# TASK MATERIAL start

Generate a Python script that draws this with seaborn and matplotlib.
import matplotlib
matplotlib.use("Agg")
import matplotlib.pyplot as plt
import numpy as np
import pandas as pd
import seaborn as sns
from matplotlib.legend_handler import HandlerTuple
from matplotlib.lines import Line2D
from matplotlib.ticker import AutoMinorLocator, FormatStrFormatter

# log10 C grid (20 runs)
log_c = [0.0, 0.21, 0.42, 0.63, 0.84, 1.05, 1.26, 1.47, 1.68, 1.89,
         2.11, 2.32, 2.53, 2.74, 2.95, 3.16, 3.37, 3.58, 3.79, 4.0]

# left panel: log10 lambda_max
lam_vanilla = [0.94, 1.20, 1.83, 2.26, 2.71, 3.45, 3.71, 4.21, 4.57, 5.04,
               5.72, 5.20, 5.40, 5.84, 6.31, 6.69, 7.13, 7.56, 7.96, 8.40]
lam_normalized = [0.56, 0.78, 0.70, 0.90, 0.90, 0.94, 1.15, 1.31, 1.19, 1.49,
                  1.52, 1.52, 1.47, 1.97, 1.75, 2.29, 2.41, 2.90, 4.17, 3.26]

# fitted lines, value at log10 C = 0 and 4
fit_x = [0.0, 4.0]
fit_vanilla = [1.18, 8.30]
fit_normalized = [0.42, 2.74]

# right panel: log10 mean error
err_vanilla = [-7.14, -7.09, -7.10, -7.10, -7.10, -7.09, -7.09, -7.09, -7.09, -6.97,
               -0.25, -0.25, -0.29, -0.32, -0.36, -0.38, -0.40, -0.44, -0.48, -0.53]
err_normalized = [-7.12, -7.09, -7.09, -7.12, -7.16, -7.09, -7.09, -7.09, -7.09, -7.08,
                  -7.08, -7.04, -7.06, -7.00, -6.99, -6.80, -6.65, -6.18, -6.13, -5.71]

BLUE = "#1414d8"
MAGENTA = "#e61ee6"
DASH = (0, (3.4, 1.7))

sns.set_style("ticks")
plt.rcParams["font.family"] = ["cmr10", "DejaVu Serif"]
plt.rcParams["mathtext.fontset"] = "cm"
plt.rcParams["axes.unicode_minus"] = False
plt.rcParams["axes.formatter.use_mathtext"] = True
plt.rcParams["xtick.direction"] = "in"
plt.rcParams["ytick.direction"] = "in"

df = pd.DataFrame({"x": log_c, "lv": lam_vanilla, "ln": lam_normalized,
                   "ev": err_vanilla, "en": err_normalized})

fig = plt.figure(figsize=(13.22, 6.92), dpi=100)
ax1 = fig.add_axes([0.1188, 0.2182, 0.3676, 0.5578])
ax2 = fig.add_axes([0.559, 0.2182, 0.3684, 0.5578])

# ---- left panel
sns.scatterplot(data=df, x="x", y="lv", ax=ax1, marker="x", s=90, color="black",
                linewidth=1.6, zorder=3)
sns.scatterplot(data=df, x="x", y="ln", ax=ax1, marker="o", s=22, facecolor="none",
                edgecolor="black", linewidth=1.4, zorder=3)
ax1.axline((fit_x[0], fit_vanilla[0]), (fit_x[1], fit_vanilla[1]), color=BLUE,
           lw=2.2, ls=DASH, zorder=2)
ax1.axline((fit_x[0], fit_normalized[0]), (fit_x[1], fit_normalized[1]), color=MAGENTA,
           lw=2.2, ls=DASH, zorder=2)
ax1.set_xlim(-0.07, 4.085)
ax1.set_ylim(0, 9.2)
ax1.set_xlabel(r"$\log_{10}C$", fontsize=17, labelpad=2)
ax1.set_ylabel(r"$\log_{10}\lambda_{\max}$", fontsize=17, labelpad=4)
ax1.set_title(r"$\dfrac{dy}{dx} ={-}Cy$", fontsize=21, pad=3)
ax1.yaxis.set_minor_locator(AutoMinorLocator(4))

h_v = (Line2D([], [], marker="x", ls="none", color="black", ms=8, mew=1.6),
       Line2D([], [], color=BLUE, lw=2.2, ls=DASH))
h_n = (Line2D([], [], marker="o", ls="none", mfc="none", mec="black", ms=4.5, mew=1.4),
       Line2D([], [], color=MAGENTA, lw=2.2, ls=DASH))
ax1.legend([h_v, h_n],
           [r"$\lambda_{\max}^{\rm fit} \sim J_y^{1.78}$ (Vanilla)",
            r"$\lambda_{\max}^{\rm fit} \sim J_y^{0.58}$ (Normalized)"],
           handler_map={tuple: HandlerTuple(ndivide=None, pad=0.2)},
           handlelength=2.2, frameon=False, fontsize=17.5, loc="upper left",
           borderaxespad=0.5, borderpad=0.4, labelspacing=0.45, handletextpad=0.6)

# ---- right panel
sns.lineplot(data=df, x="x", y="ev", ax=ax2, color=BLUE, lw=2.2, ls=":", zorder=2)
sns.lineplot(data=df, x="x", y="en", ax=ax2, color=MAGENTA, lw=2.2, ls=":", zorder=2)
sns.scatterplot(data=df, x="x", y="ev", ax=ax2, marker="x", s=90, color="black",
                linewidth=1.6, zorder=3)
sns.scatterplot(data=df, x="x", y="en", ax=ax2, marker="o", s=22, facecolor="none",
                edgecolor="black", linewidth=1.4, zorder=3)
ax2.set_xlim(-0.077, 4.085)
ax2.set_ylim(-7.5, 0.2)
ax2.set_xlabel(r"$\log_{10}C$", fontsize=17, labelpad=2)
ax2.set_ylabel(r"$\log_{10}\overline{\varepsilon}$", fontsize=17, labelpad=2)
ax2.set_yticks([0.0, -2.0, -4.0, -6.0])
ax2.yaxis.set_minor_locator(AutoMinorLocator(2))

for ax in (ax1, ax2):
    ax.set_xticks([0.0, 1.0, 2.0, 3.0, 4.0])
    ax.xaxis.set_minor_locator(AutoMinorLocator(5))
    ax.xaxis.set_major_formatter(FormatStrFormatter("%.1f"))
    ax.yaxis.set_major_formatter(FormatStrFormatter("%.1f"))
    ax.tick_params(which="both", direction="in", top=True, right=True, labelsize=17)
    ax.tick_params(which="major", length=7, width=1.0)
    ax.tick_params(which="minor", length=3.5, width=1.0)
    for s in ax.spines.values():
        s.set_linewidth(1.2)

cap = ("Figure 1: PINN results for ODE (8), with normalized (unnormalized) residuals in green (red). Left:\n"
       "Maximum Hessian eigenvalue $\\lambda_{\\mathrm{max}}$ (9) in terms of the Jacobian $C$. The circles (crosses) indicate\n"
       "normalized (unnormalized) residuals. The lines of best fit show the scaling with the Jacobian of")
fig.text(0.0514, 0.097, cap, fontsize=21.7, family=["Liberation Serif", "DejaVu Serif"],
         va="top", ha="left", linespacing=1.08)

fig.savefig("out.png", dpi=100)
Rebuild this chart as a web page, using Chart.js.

# TASK MATERIAL end

BRIEF. The entries above must be returned exactly.

EXPECTED ANSWER.
Generate a Python script that draws this with seaborn and matplotlib.
import matplotlib
matplotlib.use("Agg")
import matplotlib.pyplot as plt
import numpy as np
import pandas as pd
import seaborn as sns
from matplotlib.legend_handler import HandlerTuple
from matplotlib.lines import Line2D
from matplotlib.ticker import AutoMinorLocator, FormatStrFormatter

# log10 C grid (20 runs)
log_c = [0.0, 0.21, 0.42, 0.63, 0.84, 1.05, 1.26, 1.47, 1.68, 1.89,
         2.11, 2.32, 2.53, 2.74, 2.95, 3.16, 3.37, 3.58, 3.79, 4.0]

# left panel: log10 lambda_max
lam_vanilla = [0.94, 1.20, 1.83, 2.26, 2.71, 3.45, 3.71, 4.21, 4.57, 5.04,
               5.72, 5.20, 5.40, 5.84, 6.31, 6.69, 7.13, 7.56, 7.96, 8.40]
lam_normalized = [0.56, 0.78, 0.70, 0.90, 0.90, 0.94, 1.15, 1.31, 1.19, 1.49,
                  1.52, 1.52, 1.47, 1.97, 1.75, 2.29, 2.41, 2.90, 4.17, 3.26]

# fitted lines, value at log10 C = 0 and 4
fit_x = [0.0, 4.0]
fit_vanilla = [1.18, 8.30]
fit_normalized = [0.42, 2.74]

# right panel: log10 mean error
err_vanilla = [-7.14, -7.09, -7.10, -7.10, -7.10, -7.09, -7.09, -7.09, -7.09, -6.97,
               -0.25, -0.25, -0.29, -0.32, -0.36, -0.38, -0.40, -0.44, -0.48, -0.53]
err_normalized = [-7.12, -7.09, -7.09, -7.12, -7.16, -7.09, -7.09, -7.09, -7.09, -7.08,
                  -7.08, -7.04, -7.06, -7.00, -6.99, -6.80, -6.65, -6.18, -6.13, -5.71]

BLUE = "#1414d8"
MAGENTA = "#e61ee6"
DASH = (0, (3.4, 1.7))

sns.set_style("ticks")
plt.rcParams["font.family"] = ["cmr10", "DejaVu Serif"]
plt.rcParams["mathtext.fontset"] = "cm"
plt.rcParams["axes.unicode_minus"] = False
plt.rcParams["axes.formatter.use_mathtext"] = True
plt.rcParams["xtick.direction"] = "in"
plt.rcParams["ytick.direction"] = "in"

df = pd.DataFrame({"x": log_c, "lv": lam_vanilla, "ln": lam_normalized,
                   "ev": err_vanilla, "en": err_normalized})

fig = plt.figure(figsize=(13.22, 6.92), dpi=100)
ax1 = fig.add_axes([0.1188, 0.2182, 0.3676, 0.5578])
ax2 = fig.add_axes([0.559, 0.2182, 0.3684, 0.5578])

# ---- left panel
sns.scatterplot(data=df, x="x", y="lv", ax=ax1, marker="x", s=90, color="black",
                linewidth=1.6, zorder=3)
sns.scatterplot(data=df, x="x", y="ln", ax=ax1, marker="o", s=22, facecolor="none",
                edgecolor="black", linewidth=1.4, zorder=3)
ax1.axline((fit_x[0], fit_vanilla[0]), (fit_x[1], fit_vanilla[1]), color=BLUE,
           lw=2.2, ls=DASH, zorder=2)
ax1.axline((fit_x[0], fit_normalized[0]), (fit_x[1], fit_normalized[1]), color=MAGENTA,
           lw=2.2, ls=DASH, zorder=2)
ax1.set_xlim(-0.07, 4.085)
ax1.set_ylim(0, 9.2)
ax1.set_xlabel(r"$\log_{10}C$", fontsize=17, labelpad=2)
ax1.set_ylabel(r"$\log_{10}\lambda_{\max}$", fontsize=17, labelpad=4)
ax1.set_title(r"$\dfrac{dy}{dx} ={-}Cy$", fontsize=21, pad=3)
ax1.yaxis.set_minor_locator(AutoMinorLocator(4))

h_v = (Line2D([], [], marker="x", ls="none", color="black", ms=8, mew=1.6),
       Line2D([], [], color=BLUE, lw=2.2, ls=DASH))
h_n = (Line2D([], [], marker="o", ls="none", mfc="none", mec="black", ms=4.5, mew=1.4),
       Line2D([], [], color=MAGENTA, lw=2.2, ls=DASH))
ax1.legend([h_v, h_n],
           [r"$\lambda_{\max}^{\rm fit} \sim J_y^{1.78}$ (Vanilla)",
            r"$\lambda_{\max}^{\rm fit} \sim J_y^{0.58}$ (Normalized)"],
           handler_map={tuple: HandlerTuple(ndivide=None, pad=0.2)},
           handlelength=2.2, frameon=False, fontsize=17.5, loc="upper left",
           borderaxespad=0.5, borderpad=0.4, labelspacing=0.45, handletextpad=0.6)

# ---- right panel
sns.lineplot(data=df, x="x", y="ev", ax=ax2, color=BLUE, lw=2.2, ls=":", zorder=2)
sns.lineplot(data=df, x="x", y="en", ax=ax2, color=MAGENTA, lw=2.2, ls=":", zorder=2)
sns.scatterplot(data=df, x="x", y="ev", ax=ax2, marker="x", s=90, color="black",
                linewidth=1.6, zorder=3)
sns.scatterplot(data=df, x="x", y="en", ax=ax2, marker="o", s=22, facecolor="none",
                edgecolor="black", linewidth=1.4, zorder=3)
ax2.set_xlim(-0.077, 4.085)
ax2.set_ylim(-7.5, 0.2)
ax2.set_xlabel(r"$\log_{10}C$", fontsize=17, labelpad=2)
ax2.set_ylabel(r"$\log_{10}\overline{\varepsilon}$", fontsize=17, labelpad=2)
ax2.set_yticks([0.0, -2.0, -4.0, -6.0])
ax2.yaxis.set_minor_locator(AutoMinorLocator(2))

for ax in (ax1, ax2):
    ax.set_xticks([0.0, 1.0, 2.0, 3.0, 4.0])
    ax.xaxis.set_minor_locator(AutoMinorLocator(5))
    ax.xaxis.set_major_formatter(FormatStrFormatter("%.1f"))
    ax.yaxis.set_major_formatter(FormatStrFormatter("%.1f"))
    ax.tick_params(which="both", direction="in", top=True, right=True, labelsize=17)
    ax.tick_params(which="major", length=7, width=1.0)
    ax.tick_params(which="minor", length=3.5, width=1.0)
    for s in ax.spines.values():
        s.set_linewidth(1.2)

cap = ("Figure 1: PINN results for ODE (8), with normalized (unnormalized) residuals in green (red). Left:\n"
       "Maximum Hessian eigenvalue $\\lambda_{\\mathrm{max}}$ (9) in terms of the Jacobian $C$. The circles (crosses) indicate\n"
       "normalized (unnormalized) residuals. The lines of best fit show the scaling with the Jacobian of")
fig.text(0.0514, 0.097, cap, fontsize=21.7, family=["Liberation Serif", "DejaVu Serif"],
         va="top", ha="left", linespacing=1.08)

fig.savefig("out.png", dpi=100)
Rebuild this chart as a web page, using Chart.js.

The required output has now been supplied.